Judges given new permission to push their personal politics onto American subjects
A warning has been issued by a constitutional expert, whose opinion has been heard and adopted by Congress on numerous occasions, that America’s judiciary is going off the rails – and its new agenda for judges to express their personal political opinions “could not come at a worse time.”
Perhaps judges now will follow their written opinions, through which they have spoken for generations, with their own X accounts to lobby for support for themselves. Perhaps dissents now will be available on YouTube and Rumble?
The warning comes from Jonathan Turley, an expert on the Constitution, a highly regarded law professor and a sought-after commentator on all issues legal.
He was triggered by an overtly political move by the U.S. Judicial Conference, which advises on rules for judges accepting free food and travel, to adopt a “new policy that could materially alter the character of the American courts, allowing judges to engage in commentary to rebut what they deem ‘illegitimate forms of criticism and attacks.'”
That, he wrote, “Is not just injudicious, it is dangerous.”
“This ill-conceived change could not come at a worse time. Just as federal judges are raising eyebrows over their extrajudicial comments, the Conference is giving them a green light for such commentary,” he said.
He cited, first, the “vague” concept of a “measured defense” now allowed.
“The most irresponsible judges …. can now speak out against any threats that they deem are ‘undermining judicial independence or the rule of law … regardless of whether these comments rise to the level of persecution.'”
Turley noted he’s already pointed out the injudicious extrajudicial statements that have been unleashed by judges, who are supposedly neutral in their handling of legal fights.
District Court Judge Tanya Chutkan, an Obama appointee, was criticized for failing to recuse herself from the Special Counsel’s case against President Donald Trump after she made highly controversial statements about him from the bench. Chutkan lashed out at “a blind loyalty to one person who, by the way, remains free to this day.” That “one person” was still under investigation at the time, and when Trump was charged, Chutkan refused to let the case go.
Chutkan later doubled down when asked to dismiss a case due to Trump pardoning Jan. 6 defendants. After acknowledging that she could not block the pardons, she proclaimed that the pardons could not change the “tragic truth” and “cannot whitewash the blood, feces and terror that the mob left in its wake. And it cannot repair the jagged breach in America’s sacred tradition of peacefully transitioning power.”
One of Chutkan’s colleagues, Judge Beryl Howell, also an Obama appointee, denounced a Trump policy as “a revisionist myth relayed in this presidential pronouncement.”
Then there is Judge Amit Mehta, another Obama appointee, who has been criticized for conflicted rulings in Trump cases and his bizarre (and ultimately abandoned) effort to banish January 6th defendants from the Capitol. He called Trump’s policies “shameful.”
D.C. Circuit Judge Reggie Walton called Trump a “charlatan.”

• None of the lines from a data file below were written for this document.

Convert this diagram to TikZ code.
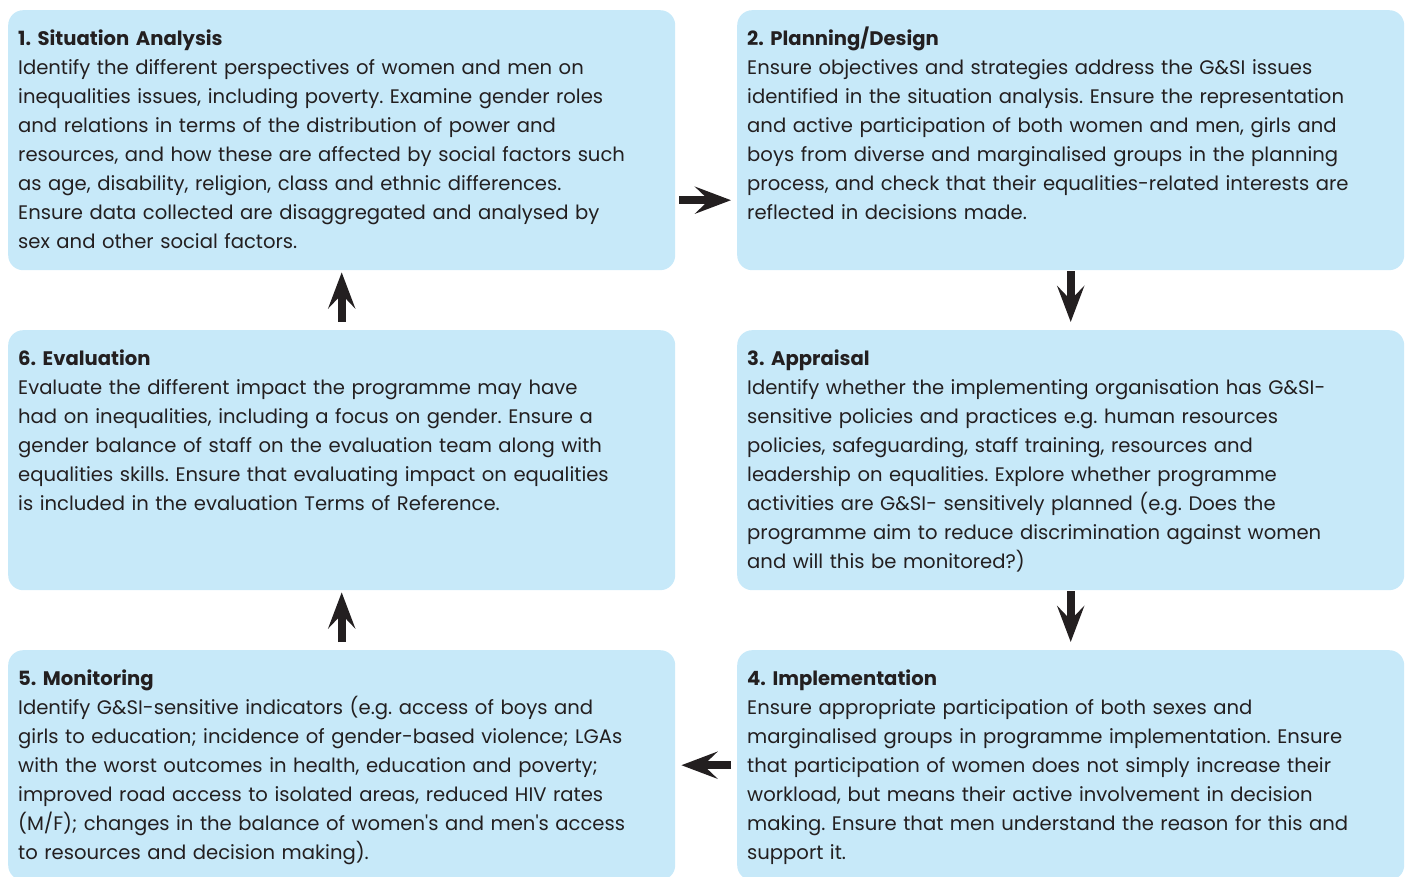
\documentclass[tikz,border=0pt]{standalone}
\usepackage{fontspec}
\setmainfont{Poppins}
\usetikzlibrary{arrows.meta}
\definecolor{boxblue}{RGB}{199,233,249}
\definecolor{ink}{RGB}{35,31,32}
\frenchspacing

\begin{document}
\begin{tikzpicture}[x=1pt,y=-1pt]
	\useasboundingbox (0,0) rectangle (1406,877);
	\begin{scope}[every node/.style={rectangle,rounded corners=15pt,fill=boxblue,
	              minimum width=667pt,minimum height=260pt,inner sep=0pt,anchor=north west}]
	    	\node (1) at (8,10) {};
	    	\node (2) at (737,10) {};
	    	\node (6) at (8,330) {};
	    	\node (3) at (737,330) {};
	    	\node[minimum height=230pt] (5) at (8,650) {};
	    	\node[minimum height=230pt] (4) at (737,650) {};
	\end{scope}

	\begin{scope}[every node/.style={anchor=north west,inner sep=0pt,text width=662pt,align=left,
	              text=ink,font=\fontsize{19.6}{29}\selectfont}]
		\node (t1) at ([xshift=10pt,yshift=-15pt]1.north west) {\rule{0pt}{20pt}\textbf{1. Situation Analysis}\\
			Identify the different perspectives of women and men on\\
			inequalities issues, including poverty. Examine gender roles\\
			and relations in terms of the distribution of power and\\
			resources, and how these are affected by social factors such\\
			as age, disability, religion, class and ethnic differences.\\
			Ensure data collected are disaggregated and analysed by\\
			sex and other social factors.};
		\node (t2) at ([xshift=10pt,yshift=-15pt]2.north west) {\rule{0pt}{20pt}\textbf{2. Planning/Design}\\
			Ensure objectives and strategies address the G\&SI issues\\
			identified in the situation analysis. Ensure the representation\\
			and active participation of both women and men, girls and\\
			boys from diverse and marginalised groups in the planning\\
			process, and check that their equalities-related interests are\\
			reflected in decisions made.};
		\node (t3) at ([xshift=10pt,yshift=-15pt]3.north west) {\rule{0pt}{20pt}\textbf{3. Appraisal}\\
			Identify whether the implementing organisation has G\&SI-\\
			sensitive policies and practices e.g. human resources\\
			policies, safeguarding, staff training, resources and\\
			leadership on equalities. Explore whether programme\\
			activities are G\&SI- sensitively planned (e.g. Does the\\
			programme aim to reduce discrimination against women\\
			and will this be monitored?)};
		\node (t4) at ([xshift=10pt,yshift=-15pt]4.north west) {\rule{0pt}{20pt}\textbf{4. Implementation}\\
			Ensure appropriate participation of both sexes and\\
			marginalised groups in programme implementation. Ensure\\
			that participation of women does not simply increase their\\
			workload, but means their active involvement in decision\\
			making. Ensure that men understand the reason for this and\\
			support it.};
		\node (t5) at ([xshift=10pt,yshift=-15pt]5.north west) {\rule{0pt}{20pt}\textbf{5. Monitoring}\\
			Identify G\&SI-sensitive indicators (e.g. access of boys and\\
			girls to education; incidence of gender-based violence; LGAs\\
			with the worst outcomes in health, education and poverty;\\
			improved road access to isolated areas, reduced HIV rates\\
			(M/F); changes in the balance of women\textquotesingle s and men\textquotesingle s access\\
			to resources and decision making).};
		\node (t6) at ([xshift=10pt,yshift=-15pt]6.north west) {\rule{0pt}{20pt}\textbf{6. Evaluation}\\
			Evaluate the different impact the programme may have\\
			had on inequalities, including a focus on gender. Ensure a\\
			gender balance of staff on the evaluation team along with\\
			equalities skills. Ensure that evaluating impact on equalities\\
			is included in the evaluation Terms of Reference.};
	\end{scope}

	\begin{scope}[>={Stealth[length=36pt,width=27pt,inset=14pt]},
	              every edge/.style={draw=ink,line width=8pt,->}]
		\path ([yshift=-60pt]1.east) edge[shorten <=4pt,shorten >=6pt] ([yshift=-60pt]2.west);
		\path (2) edge[shorten <=1pt,shorten >=8pt] (3);
		\path (3) edge[shorten <=1pt,shorten >=8pt] (4);
		\path (4) edge[shorten <=6pt,shorten >=6pt] (5);
		\path (5) edge[shorten <=8pt,shorten >=2pt] (6);
		\path (6) edge[shorten <=8pt,shorten >=2pt] (1);
	\end{scope}
\end{tikzpicture}
\end{document}
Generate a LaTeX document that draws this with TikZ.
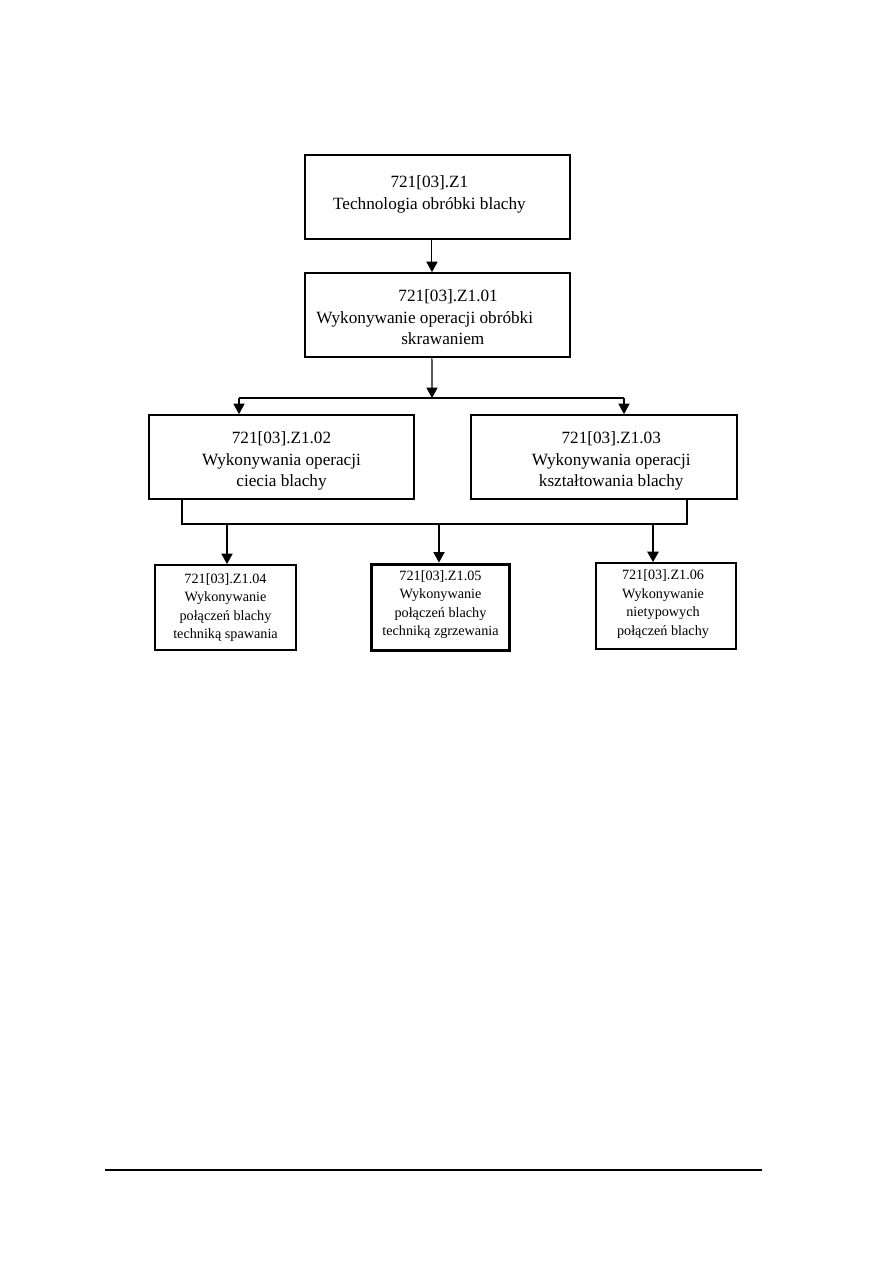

U.S. District Judge Robert Pratt of the Southern District of Iowa made public comments calling Trump a “criminal.”
Even Ketanji Jackson, Joe Biden’s appointee to the Supreme Court, “declared publicly how she sees her position as a judge ‘as a wonderful opportunity to tell people in my opinions how I feel about the issues, and that’s what I try to do,'” Turley wrote.
And yet another judge whined to other judges at a conference that he was fretting that the White House would not do as he ordered.
The judges, Turley said, instead of being judges, are “erasing the distinction between our courts and our politics.”
“I have long admired Chief Justice Roberts and have been sympathetic to his efforts to defend the courts, including his response to personal attacks on judges by the President and others. I have also opposed calls to impeach judges such as James Boasberg despite my strong disagreement with some of his past opinions,” Turley said. “However, this ill-conceived change could not come at a worse time. Just as federal judges are raising eyebrows over their extrajudicial comments, the Conference is giving them a green light for such commentary.”